The NCAA on Tuesday approved a stiffer penalty structure to help stamp out excessive violations in major programs. The changes are designed to speed up the infractions-adjudication process, make penalties more consistent with violations, and hold coaches more accountable for problems.
But some observers worry that the new structure could open the door for wealthier programs to squirm out of the toughest sanctions.
Dennis Dodd, senior college-football columnist at CBSSports.com, notes that the NCAA used the word “mitigating” twice in its news release announcing the changes, suggesting there’s room for violators to “plead down.”
By plead down, I mean that the schools with the most lawyers will be able to mitigate the best. Get used to a lot of Texas Southerns and Sacramento States getting the NCAA hammer. Expect the next major program on the hot seat to worm its way into lessened penalties because of a six-figure tab paid to some law firm.

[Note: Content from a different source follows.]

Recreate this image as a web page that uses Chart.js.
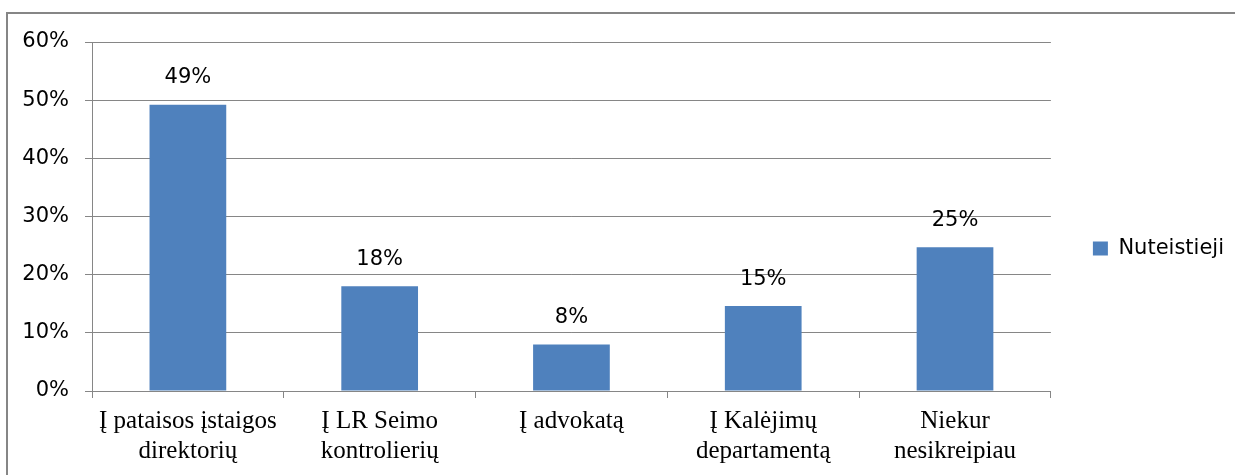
<!DOCTYPE html>
<html>
<head>
<meta charset="utf-8">
<script src="https://cdn.jsdelivr.net/npm/chart.js@4.4.1/dist/chart.umd.min.js"></script>
<style>
  html, body { margin: 0; padding: 0; background: #fff; overflow: hidden; }
  #wrap { position: relative; width: 1235px; height: 475px; }
  #frame {
    position: absolute; left: 6px; top: 12px; width: 1240px; height: 500px;
    border: 2px solid #868686; pointer-events: none;
  }
</style>
</head>
<body>
<div id="wrap">
  <canvas id="myChart" width="1235" height="475"></canvas>
  <div id="frame"></div>
</div>
<script>
"use strict";
// data
const categories = [
  ["Į pataisos įstaigos", "direktorių"],
  ["Į LR Seimo", "kontrolierių"],
  ["Į advokatą", ""],
  ["Į Kalėjimų", "departamentą"],
  ["Niekur", "nesikreipiau"],
];
const seriesName = "Nuteistieji";
const values = [49.2, 18, 8, 14.6, 24.7];
const yTicks = [0, 10, 20, 30, 40, 50, 60];

const gridColor = "#868686";
const barColor = "#4F81BD";

//labels above the bars
const valueLabels = {
  id: "valueLabels",
  afterDatasetsDraw(chart) {
    const ctx = chart.ctx;
    const meta = chart.getDatasetMeta(0);
    ctx.save();
    ctx.font = "21px 'DejaVu Sans'";
    ctx.fillStyle = "#000";
    ctx.textAlign = "center";
    ctx.textBaseline = "middle";
    meta.data.forEach((bar, i) => {
      ctx.fillText(Math.round(values[i]) + "%", bar.x, bar.y - 27);
    });
    ctx.restore();
  },
};

// legend sits a bit higher than the centre of its box
const legendShift = {
  id: "legendShift",
  afterLayout(chart) {
    if (chart.legend) {
      chart.legend.bottom -= 20;
    }
  },
};

const ctx = document.getElementById("myChart");
new Chart(ctx, {
  type: "bar",
  data: {
    labels: categories,
    datasets: [
      {
        label: seriesName,
        data: values,
        backgroundColor: barColor,
        barPercentage: 0.4,
        categoryPercentage: 1,
      },
    ],
  },
  options: {
    responsive: false,
    animation: false,
    layout: {
      padding: { top: 42, left: 0, right: 1, bottom: 0 },
    },
    plugins: {
      tooltip: { enabled: false },
      legend: {
        position: "right",
        labels: {
          boxWidth: 15,
          boxHeight: 14,
          padding: 42,
          color: "#000",
          font: { family: "'DejaVu Sans'", size: 21 },
        },
      },
    },
    scales: {
      x: {
        offset: true,
        afterFit: (scale) => {
          scale.height = 84;
        },
        grid: {
          offset: true,
          drawOnChartArea: false,
          drawTicks: true,
          tickLength: 7,
          color: gridColor,
        },
        border: { color: gridColor, width: 1 },
        ticks: {
          color: "#000",
          padding: 8,
          maxRotation: 0,
          font: { family: "'Liberation Serif'", size: 25, lineHeight: 1.2 },
        },
      },
      y: {
        min: 0,
        max: 60,
        afterFit: (scale) => {
          scale.width = 92;
        },
        afterBuildTicks: (scale) => {
          scale.ticks = yTicks.map((v) => ({ value: v }));
        },
        grid: {
          color: gridColor,
          tickLength: 7,
        },
        border: { color: gridColor, width: 1 },
        ticks: {
          color: "#000",
          padding: 16,
          font: { family: "'DejaVu Sans'", size: 21 },
          callback: (v) => v + "%",
        },
      },
    },
  },
  plugins: [valueLabels, legendShift],
});
</script>
</body>
</html>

Even if the biggest programs can’t buy their way to lesser penalties, some athletic departments could use the new structure to help justify a run-up in staff. Programs like the University of Southern California, which faced major NCAA sanctions two years ago, have already beefed up their compliance staffs and have the budget to add more. Obviously not everyone can afford that luxury.
The changes give the NCAA’s Division I Committee on Infractions more muscle, potentially expanding the group to 24 members from its current 10, and allowing it to hand down a tougher set of penalties.
But whether the committee will do so is another question. One expected change: The committee’s composition could become far more diverse in future years, as current and former presidents, coaches, and athletic directors will now be encouraged to serve alongside lawyers and compliance specialists.
While some of those people may be willing to issue the harshest penalties, others are likely to temper the mood.